19.8. any strikes, lockouts, delay in transport, default or delay by any of the Company’s suppliers, political or civil disturbances, the elements, any act of any state of government or any other cause directly or indirectly beyond the Company’s reasonable control;

19.9. any other cause relating to the Goods and/or Services, including causes resulting from negligence.

20. The Customer hereby indemnifies the Company and its directors, employees, agents and sub-contractors and holds each of them harmless against any claim by the Customer or any third party for any injury, loss or damage of whatsoever nature (including consequential losses) to any such person or property howsoever occurring.

21. In the event of the Company consulting its legal advisors in relation to any dispute with the Customer or instituting any legal proceedings against the Customer in terms of these Terms and Conditions, the Customer shall be liable for all expenses incurred by the Company, calculated on an attorney and own client scale, including costs of counsel, the costs of providing security, collection commission, tracing charges and the like, so as to give the Company a full indemnity in respect of such costs.

22. If an employee of the Company is required to give expert evidence arising from the Services, the Company shall charge a fee of R750.00 plus VAT per hour payable in advance for the period of absence of such employee from the place of business of the Company. The Company shall be entitled to recover travelling expenses at the applicable Automobile Association rate and reasonable accommodation costs.

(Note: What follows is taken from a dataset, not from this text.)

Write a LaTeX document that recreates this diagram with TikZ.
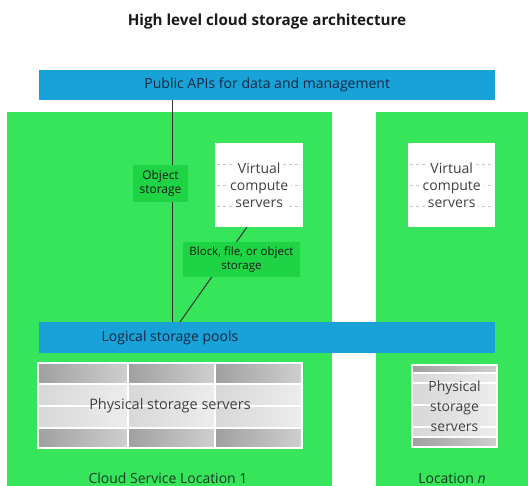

23. The Customer hereby consents to being contacted by a third party for the purposes of measuring customer satisfaction.

24. The Customer shall record its address on the Quotation and chooses this address as its domicilium citandi et executandi for the purposes of legal proceedings and for the purpose of giving or sending any communication or notice to it in terms of these Terms and Conditions.

25. If any of these Terms and Conditions is/are found to be null and void or unenforceable for any reason whatsoever, such terms and conditions shall be severable from the remainder of these Terms and Conditions which shall remain of full force and effect.

26. No relaxation which the Company may give in regard to the performance of the Customer’s obligations in terms hereof shall prejudice the Company’s rights hereunder or be regarded as a waiver of such rights or as an estoppel against the enforcement thereof.

27. The Customer shall not be entitled to cede or assign its rights and obligations hereunder without the Company’s prior written consent.

28. No variation, alteration, amendment or cancellation of these Terms and Conditions shall be of any force or effect unless reduced to writing and signed by both parties.

29. The Signatory to the Quotation warrants that he/she has read and understands these Terms and Conditions, that he/she signs same voluntarily and that each clause herein has been drawn to his/her attention and explained to him/her.